Premier Sandy Silver said the reopening of the Yukon will need to be a balancing act and part of a larger plan in dealing with COVID-19.
Silver and Dr. Brendan Hanley, the Yukon’s chief medical officer of health, gave some details on the work toward reopening and gave the current virus stats during the April 28 update.
The total number of cases remains at 11, with eight people fully recovered.
Silver said that reopening the territory would take planning and must be done with caution to not waste effort. Any action taken will have a public health foundation, Silver said, adding the measures to contain COVID-19 are working.
The process to roll back measures will be gradual, he said, and the health care system must also be prepared to handle reopening.
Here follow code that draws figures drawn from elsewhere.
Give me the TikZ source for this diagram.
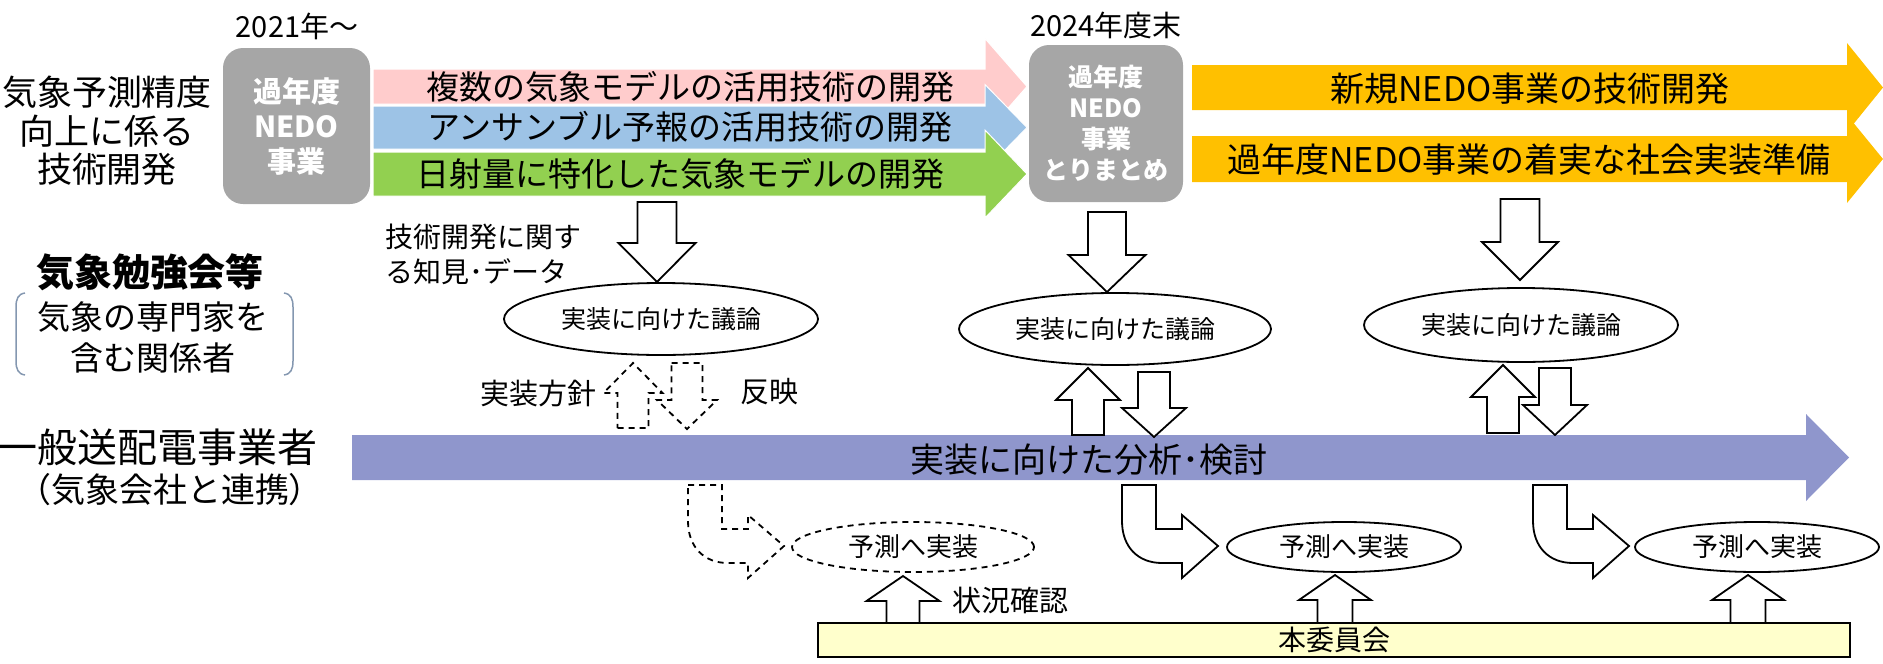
\documentclass[tikz,border=0pt]{standalone}
\usepackage{fontspec}
\setmainfont{Noto Sans CJK JP}
\usetikzlibrary{shapes.geometric}
\definecolor{boxgray}{HTML}{A6A6A6}
\definecolor{pinkband}{HTML}{FFCCCC}
\definecolor{blueband}{HTML}{9DC3E6}
\definecolor{greenband}{HTML}{92D050}
\definecolor{orangeband}{HTML}{FFC000}
\definecolor{purpleband}{RGB}{143,150,204}
\definecolor{yellowbox}{HTML}{FFFFCC}
\definecolor{bracketcol}{HTML}{8497B0}
\newcommand{\fsz}[2]{\fontsize{#1}{#2}\selectfont}
% block arrow: [opts]{cx}{tail y}{head base y}{tip y}{shaft half}{head half}
\newcommand{\blockarrow}[7][]{%
  \draw[blockarr,#1] ({#2-#6},#3) -- ({#2+#6},#3) -- ({#2+#6},#4) -- ({#2+#7},#4)
    -- (#2,#5) -- ({#2-#7},#4) -- ({#2-#6},#4) -- cycle;}
% bent arrow: [opts]{x0}
\newcommand{\bentarrow}[2][]{%
  \draw[blockarr,#1] (#2,485) -- ({#2+34},485) -- ({#2+34},529) -- ({#2+60},529)
    -- ({#2+60},515) -- ({#2+96},546) -- ({#2+60},578) -- ({#2+60},563) -- ({#2+40},563)
    .. controls ({#2+16},563) and (#2,547) .. (#2,521) -- cycle;}
% band arrow: {style}{x1}{x base}{x tip}{y top}{y bottom}{head half}
\newcommand{\bandarrow}[7]{%
  \path[#1] (#2,#5) -- (#3,#5) -- (#3,{(#5+#6)/2-#7}) -- (#4,{(#5+#6)/2})
    -- (#3,{(#5+#6)/2+#7}) -- (#3,#6) -- (#2,#6) -- cycle;}
\begin{document}
\begin{tikzpicture}[x=1pt,y=-1pt,
  blockarr/.style={draw=black,fill=white,line width=1.8pt,line join=miter},
  dashedarr/.style={dashed,dash pattern=on 6pt off 5pt},
  graybox/.style={fill=boxgray,rounded corners=20pt,text=white,align=center,inner sep=0pt,
    font=\bfseries},
  ell/.style={ellipse,draw=black,fill=white,line width=1.8pt,inner sep=0pt},
  txt/.style={inner sep=0pt,align=center},
]
\useasboundingbox (0,0) rectangle (1883,664);

% ---------- coloured band arrows ----------
\bandarrow{fill=pinkband,draw=white,line width=1pt}{373}{985}{1027}{69}{104}{48}
\bandarrow{fill=blueband,draw=white,line width=1pt}{373}{985}{1027}{106}{149}{43}
\bandarrow{fill=greenband,draw=white,line width=1pt}{373}{985}{1027}{152}{196}{44}
\bandarrow{fill=orangeband}{1192}{1847}{1883}{65}{110}{44.5}
\bandarrow{fill=orangeband}{1192}{1847}{1883}{136}{182}{44}
\bandarrow{fill=purpleband}{352}{1806}{1849}{435}{480}{43.5}

\node[txt,font=\fsz{33}{40}] (t1) at (690,87) {複数の気象モデルの活用技術の開発};
\node[txt,font=\fsz{33}{40}] (t2) at (690,127) {アンサンブル予報の活用技術の開発};
\node[txt,font=\fsz{33}{40}] (t3) at (680,174) {日射量に特化した気象モデルの開発};
\node[txt,font=\fsz{34}{40}] (t4) at (1530,89) {新規NEDO事業の技術開発};
\node[txt,font=\fsz{34}{40}] (t5) at (1529,160) {過年度NEDO事業の着実な社会実装準備};
\node[txt,font=\fsz{34}{40}] (bunseki) at (1089,460) {実装に向けた分析･検討};

% ---------- grey boxes ----------
\node[graybox,minimum width=147pt,minimum height=156pt,font=\bfseries\fsz{29}{35}] (box1) at (296.5,126) {過年度\\NEDO\\事業};
\node[graybox,minimum width=154pt,minimum height=157pt,font=\bfseries\fsz{25}{31}] (box2) at (1106,123.5) {過年度\\NEDO\\事業\\とりまとめ};
\node[txt,font=\fsz{29}{34}] (y2021) at (297,26) {2021年～};
\node[txt,font=\fsz{29}{34}] (y2024) at (1106,25) {2024年度末};

% ---------- left column ----------
\node[txt,font=\fsz{35}{38.5}] (lab1) at (107,131) {気象予測精度\\向上に係る\\技術開発};
\node[txt,font=\bfseries\fsz{38}{44}] (lab2) at (150,272) {気象勉強会等};
\node[txt,font=\fsz{33}{41}] (lab3) at (153,337) {気象の専門家を\\含む関係者};
\draw[bracketcol,line width=1.5pt] (25,293) .. controls (18,294) and (16,299) .. (16,307) -- (16,361)
  .. controls (16,369) and (18,374) .. (25,375);
\draw[bracketcol,line width=1.5pt] (284,293) .. controls (291,294) and (293,299) .. (293,307) -- (293,361)
  .. controls (293,369) and (291,374) .. (284,375);
\node[txt,font=\fsz{40}{46}] (lab4) at (158,447) {一般送配電事業者};
\node[txt,font=\fsz{34}{40}] (lab5) at (170,490) {（気象会社と連携）};

% ---------- downward arrows into discussions ----------
\blockarrow{657}{202}{243}{282}{19.5}{38.5}
\blockarrow{1107}{212}{255}{292}{19}{38.5}
\blockarrow{1520}{199}{242}{280}{19.5}{38}

% ---------- discussion ellipses ----------
\node[ell,minimum width=314pt,minimum height=72pt,font=\fsz{25}{30}] (ell1) at (661,319) {実装に向けた議論};
\node[ell,minimum width=312pt,minimum height=72pt,font=\fsz{25}{30}] (ell2) at (1115,329) {実装に向けた議論};
\node[ell,minimum width=314pt,minimum height=74pt,font=\fsz{25}{30}] (ell3) at (1521,325) {実装に向けた議論};

\node[txt,font=\fsz{28}{35},align=left,anchor=west] (chiken) at (385,254.5) {技術開発に関す\\る知見･データ};

% ---------- dashed up/down pair ----------
\blockarrow[dashedarr]{633}{428}{393}{363}{15.5}{29.5}
\blockarrow[dashedarr]{687}{363}{400}{429}{15.5}{30}
\node[txt,font=\fsz{29}{35},anchor=east] (hoshin) at (597,393) {実装方針};
\node[txt,font=\fsz{29}{35},anchor=west] (hanei) at (740,392) {反映};

% ---------- solid up/down pairs ----------
\blockarrow{1088}{435}{400}{368}{16}{32}
\blockarrow{1154}{372}{408}{437}{16}{32}
\blockarrow{1503}{433}{397}{365}{16}{32}
\blockarrow{1555}{368}{405}{435}{16}{32}

% ---------- bent arrows to implementation ----------
\bentarrow[dashedarr]{688}
\bentarrow{1122}
\bentarrow{1533}

\node[ell,dashedarr,minimum width=242pt,minimum height=50pt,font=\fsz{26}{30}] (impl1) at (913,547) {予測へ実装};
\node[ell,minimum width=234pt,minimum height=50pt,font=\fsz{26}{30}] (impl2) at (1344,547) {予測へ実装};
\node[ell,minimum width=244pt,minimum height=50pt,font=\fsz{26}{30}] (impl3) at (1757,547) {予測へ実装};

% ---------- committee ----------
\node[draw=black,fill=yellowbox,line width=1.5pt,minimum width=1032pt,minimum height=34pt,inner sep=0pt,font=\fsz{28}{32}] (honi) at (1334,640) {本委員会};
\blockarrow{903}{623}{601}{576}{16.5}{36.5}
\blockarrow{1335}{623}{600}{575}{17.5}{36}
\blockarrow{1748}{623}{600}{575}{17.5}{36}
\node[txt,font=\fsz{29}{35},anchor=west] (jokyo) at (952,600) {状況確認};

\end{tikzpicture}
\end{document}
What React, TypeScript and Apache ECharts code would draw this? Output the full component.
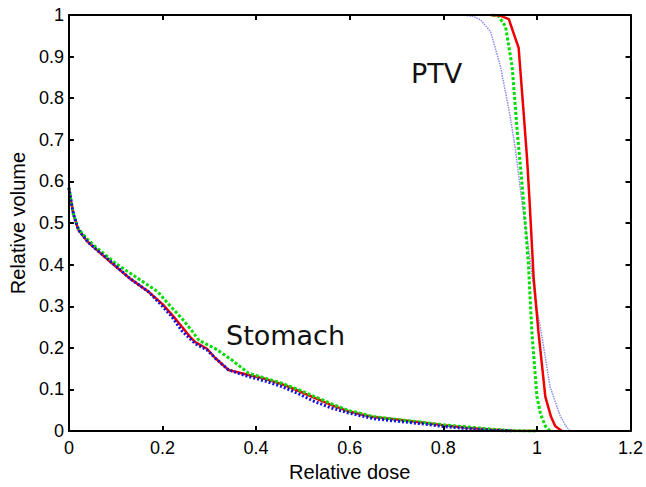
import React, { useEffect, useRef } from "react";
import * as echarts from "echarts";

// Stomach DVH curves [relative dose, relative volume]
const stomachRed: [number, number][] = [
  [0, 0.585], [0.005, 0.55], [0.01, 0.52], [0.02, 0.484], [0.04, 0.455], [0.06, 0.435],
  [0.09, 0.405], [0.13, 0.367], [0.17, 0.335], [0.2, 0.305], [0.22, 0.28], [0.242, 0.25],
  [0.26, 0.225], [0.27, 0.214], [0.295, 0.198], [0.313, 0.175], [0.341, 0.147], [0.384, 0.135],
  [0.42, 0.125], [0.455, 0.113], [0.49, 0.097], [0.525, 0.08], [0.56, 0.063], [0.596, 0.048],
  [0.625, 0.04], [0.65, 0.034], [0.7, 0.028], [0.75, 0.021], [0.8, 0.014], [0.85, 0.008],
  [0.9, 0.004], [0.95, 0.001], [1.0, 0],
];
const stomachGreen: [number, number][] = [
  [0, 0.585], [0.005, 0.55], [0.01, 0.52], [0.02, 0.487], [0.04, 0.46], [0.06, 0.44],
  [0.1, 0.403], [0.15, 0.365], [0.19, 0.335], [0.217, 0.3], [0.242, 0.27], [0.26, 0.245],
  [0.278, 0.218], [0.313, 0.198], [0.348, 0.171], [0.384, 0.139], [0.42, 0.127], [0.455, 0.115],
  [0.49, 0.1], [0.525, 0.083], [0.56, 0.066], [0.596, 0.05], [0.65, 0.035], [0.7, 0.028],
  [0.75, 0.022], [0.8, 0.015], [0.85, 0.01], [0.9, 0.005], [0.95, 0.001], [1.0, 0],
];
const stomachBlue: [number, number][] = [
  [0, 0.585], [0.005, 0.55], [0.01, 0.52], [0.02, 0.484], [0.04, 0.455], [0.06, 0.435],
  [0.09, 0.407], [0.13, 0.367], [0.17, 0.335], [0.2, 0.3], [0.22, 0.275], [0.242, 0.24],
  [0.27, 0.21], [0.295, 0.195], [0.313, 0.175], [0.341, 0.147], [0.384, 0.131], [0.42, 0.12],
  [0.455, 0.107], [0.49, 0.09], [0.525, 0.071], [0.56, 0.056], [0.596, 0.044], [0.65, 0.03],
  [0.7, 0.024], [0.75, 0.018], [0.8, 0.011], [0.85, 0.006], [0.9, 0.002], [0.95, 0],
];

// PTV DVH curves (volume is 1 below the first listed dose)
const ptvRed: [number, number][] = [
  [0.9, 1], [0.92, 0.999], [0.94, 0.99], [0.961, 0.921], [0.972, 0.76], [0.979, 0.655], [0.984, 0.56],
  [0.993, 0.369], [1.003, 0.242], [1.018, 0.083], [1.03, 0.035], [1.039, 0.012], [1.053, 0],
];
const ptvGreen: [number, number][] = [
  [0.905, 1], [0.918, 0.998], [0.933, 0.972], [0.947, 0.877], [0.958, 0.72], [0.971, 0.56], [0.982, 0.4],
  [0.989, 0.242], [1.0, 0.083], [1.008, 0.04], [1.018, 0.012], [1.028, 0],
];
const ptvBlue: [number, number][] = [
  [0.845, 1], [0.865, 0.996], [0.88, 0.988], [0.901, 0.96], [0.922, 0.877], [0.94, 0.774], [0.954, 0.679],
  [0.967, 0.56], [0.982, 0.44], [0.996, 0.321], [1.011, 0.226], [1.028, 0.107], [1.05, 0.036],
  [1.062, 0.012], [1.071, 0],
];

const xTitle = "Relative dose";
const yTitle = "Relative volume";
const labelPTV = "PTV";
const labelStomach = "Stomach";

const FONT = "'Liberation Sans', Arial, sans-serif";

export default function App() {
  const ref = useRef<HTMLDivElement>(null);
  useEffect(() => {
    if (!ref.current) return;
    const chart = echarts.init(ref.current, undefined, { renderer: "svg" });
    const axisCommon = {
      type: "value" as const,
      z: 5,
      axisLine: { show: true, onZero: false, lineStyle: { color: "#000", width: 2 } },
      axisTick: { show: true, inside: true, length: 5, lineStyle: { color: "#000", width: 2 } },
      splitLine: { show: false },
    };
    const line = (data: [number, number][], color: string, width: number, type: any) => ({
      type: "line" as const,
      data,
      showSymbol: false,
      symbol: "none",
      smooth: false,
      clip: true,
      lineStyle: { color, width, type },
    });
    chart.setOption({
      animation: false,
      backgroundColor: "#fff",
      grid: { left: 66, right: 15, top: 15, bottom: 52 },
      xAxis: [
        {
          ...axisCommon,
          min: 0, max: 1.2, interval: 0.2, position: "bottom",
          axisLabel: { color: "#000", fontSize: 18, fontFamily: FONT, margin: 8 },
          name: xTitle, nameLocation: "middle", nameGap: 28,
          nameTextStyle: { color: "#000", fontSize: 20, fontFamily: FONT },
        },
        {
          ...axisCommon,
          min: 0, max: 1.2, interval: 0.2, position: "top",
          axisLabel: { show: false },
        },
      ],
      yAxis: [
        {
          ...axisCommon,
          min: 0, max: 1, interval: 0.1, position: "left",
          axisLabel: { color: "#000", fontSize: 18, fontFamily: FONT, margin: 5 },
          name: yTitle, nameLocation: "middle", nameGap: 37, nameRotate: 90,
          nameTextStyle: { color: "#000", fontSize: 20, fontFamily: FONT },
        },
        {
          ...axisCommon,
          min: 0, max: 1, interval: 0.1, position: "right",
          axisLabel: { show: false },
        },
      ],
      series: [
        line(stomachRed, "#ee0000", 2.5, "solid"),
        line(stomachGreen, "#00dd00", 3, [3, 2]),
        line(stomachBlue, "#1010e0", 3, [2, 2]),
        line(ptvBlue, "#8c8cec", 1.5, [1.5, 1]),
        line(ptvGreen, "#00dd00", 3, [3, 2]),
        line(ptvRed, "#ee0000", 2.5, "solid"),
      ],
      graphic: [
        {
          type: "text", left: 411, top: 60,
          style: { text: labelPTV, fontSize: 27, fontFamily: "'DejaVu Sans', Verdana, sans-serif", fill: "#111" },
        },
        {
          type: "text", left: 226, top: 322,
          style: { text: labelStomach, fontSize: 27, fontFamily: "'DejaVu Sans', Verdana, sans-serif", fill: "#111" },
        },
      ],
    });
    return () => chart.dispose();
  }, []);
  return (
    <div
      ref={ref}
      style={{ position: "absolute", left: 0, top: 0, width: 646, height: 487, background: "#fff" }}
    />
  );
}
Silver reiterated that any policy related to COVID-19 would be formulated based on Hanley’s advice. He added that Yukoners would be updated as plans are solidified.
“It’s not time yet (to reopen),” Silver said. “We must be patient.”
Hanley said the Yukon is in a good place overall, though the territory cannot relax measures too soon or wait too long either.
To roll back measures, there needs to be a high testing capacity to remain ahead of any possible spread.
Earleir in the week the government announced it had received six ventilators from the Public Health Agency of Canada on April 27, bumping the territory’s total supply to 15.
Pauline Frost, the minister of health and social services, said the ventilators will be distributed between the Yukon Hospital Corporation and emergency medical services. Ventilators are important pieces of equipment, Frost said, but it is also paramount to have trained staff that know how to use them. The Whitehorse General Hospital has 30 nurses able to operate a ventilator.
Five of the new ventilators have been assigned to the Whitehorse General Hospital and the other was assigned to Emegency Medical Services (EMS). There will be a total of 11 ventilators at the Whitehorse General Hospital, one each in Dawson City and Watson Lake, and two assigned to EMS.
Frost also spoke about the Whitehorse Emergency Shelter. Precautions are being made to keep the facility safe, including sanitizing the bed areas, hand washing stations, and ensuring beds and services at the shelter meet social distancing parameters.
Overnight shelter guests will soon also be tested for COVID-19 symptoms now that a screening process has been developed. There is also a plan to have on-site testing for guests.
Officials are exploring ways to support and help isolate guests that are either experiencing COVID-19 symptoms or have been diagnosed with the virus.